Peu de temps après leur arrivée, Carmack héla deux hommes qui descendaient le courant dans un petit bateau. C’étaient des Canadiens français qui se présentèrent comme étant Alphonso LePierre et George Rémillard.

  • Où est-ce que vous allez, les gars? demanda Carmack.
  • On descend la rivière jusqu’à Fortymile.
  • Allez pas plus loin. Avez-vous entendu parler de la nouvelle découverte?
  • Oh oui, Joe Ladue nous a parlé de Bob Henderson. Mais je pense que c’est une grosse menterie, a répondu LePierre.
  • C’est des menteries, ça? demanda Carmack en leur montrant l’or.

Encore une fois, Carmack raconta l’histoire de sa découverte sur le ruisseau Bonanza et leur expliqua comment s’y rendre. Bientôt, les deux Canadiens français se mirent à courir sur la plage pour se rendre à Bonanza. Dans leur excitation, ils avaient oublié d’attacher leur bateau qui aurait dérivé si Carmack ne l’avait pas attaché. Le jour suivant, Rémillard et LePierre jalonnèrent les concessions nos 11 et 12 en aval de la concession de la Découverte.

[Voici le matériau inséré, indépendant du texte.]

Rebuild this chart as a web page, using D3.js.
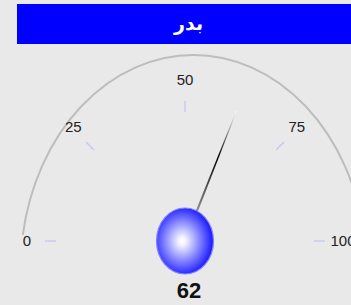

Sur la rive du fleuve Yukon opposée à celle où se trouvait le camp de pêche de Carmack prospectait Lou Cooper, celui qui avait aidé Carmack à faire remonter le fleuve à son bateau à l’aide d’une perche seulement quelques semaines plus tôt. Après le souper, le jour de la découverte, Carmack traversa le fleuve Yukon à la pagaie pour annoncer la nouvelle à son ami. Cooper et son partenaire, Ed Monahan, arrivèrent à Bonanza le lendemain et jalonnèrent les nos 32 et 29 en aval de la concession de la Découverte.